Another participant noted most of the social service agencies were open 8 a.m. to 5 p.m., but if people spent their days applying for assistance, they had no time to apply for work.

Imagine you are the father of a family of five, and after an extended layoff you, you are out of unemployment benefits.

Your 16-year-old daughter is six months pregnant, and no one in the family has health insurance.

You start the month $200 in the hole. How will you make the bills? get the prenatal care she needs?

For a group of area residents, they did not have to imagine; they got a chance for it to see it all play out during a poverty simulation sponsored by the Circles Initiative, Peace Connections and the Mid-Kansas Community Action Program.

Participants in the simulation were assigned to families. They played the parts of mothers, fathers, children and grandparents.

Participants said the exercise opened their eyes to the plight of the poor.

“If the poor are treated like this in real life, as we are being treated here, it’s tough,” said Eli Bontrager of Newton.

Each family had a budget, had opportunities to use community resources to improve their circumstances and had unexpected life circumstances thrown in their path.

The mock families had to try to play out a month’s worth of working, school, paying bills and buying groceries.

Two of the families in the simulation had their homes foreclosed on. The group learned later the simulated foreclosures had been done illegally because the mortgage company had not used the court system to exercise the evictions. Two families were robbed. Others had to deal with crime and illness.

The participants in the simulation expressed their frustrations at long lines and complex forms to fill out for assistance.

“I had a sense of frustration,” Jan Saab of Newton said. “It seemed as if we were doing everything correctly, and everything was falling apart on us.

“My brother didn’t think my mother was using her time wisely, but my feeling was there were not enough hours in the day to get everything done.”

Marion Kesler, Mid-Kansas Community Action Program director, said her agency has 15 to 20 people coming in each day to apply for emergency assistance, and they did not have the staff to deal with them.

She said the agency was making appointments and asking applications to come back to the office.

Another participant noted most of the social service agencies were open 8 a.m. to 5 p.m., but if people spent their days applying for assistance, they had no time to apply for work.

“I was a father whose unemployment had run out. I didn’t have any minutes to look for work.

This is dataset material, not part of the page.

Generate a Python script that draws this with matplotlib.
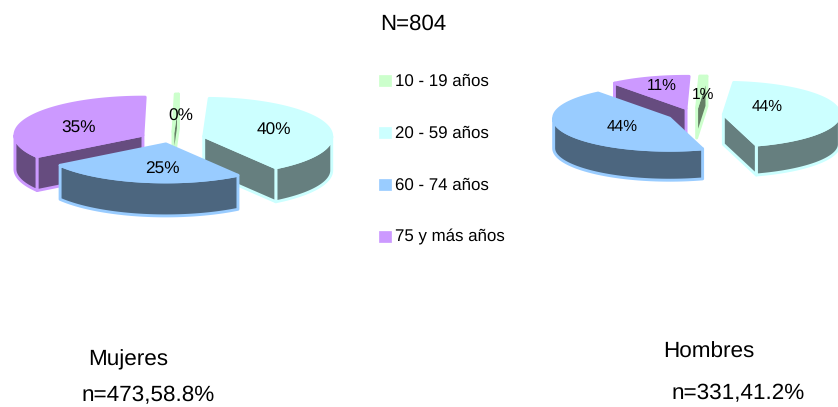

It took time to go from place to place to apply for services,” said Vicki Adame´, participant and Santa Fe Middle School principal.

Even with assistance, families still struggled to pay bills and fulfill their families’ needs.

“I was feeling desperate. By the end of the month, we were out of money and food stamps,” said Cheyl Jefferson Bell of Newton.

The volunteers also expressed concerns about how the financial struggles affected their fictional families.

Barbara Bunting, simulation participant and Newton school board member, played the part of a child.

“Initially I heard the parents talking about the financial problems. I felt a lack of security. I wanted to do something to help.”

Bunting spent part of the simulation in juvenile detention, and she said the experience was more stable than the home environment.

“At least being incarcerated we had a schedule and television and food,” Bunting said.

Bunting also noted the teacher had been a constant for her character during her family’s time of turmoil.

“As a child, my parents couldn’t attend to me. The constant was my teacher, who could give me credit for the positive things I did.”

Kesler noted the financial profiles for the mock families in the simulation were not extremely low income. She said she wanted the participants to understand how easy it can be for families to fall out of the middle class.

“We are seeing more and more people laid off and seeing more and more people changing class,” she said.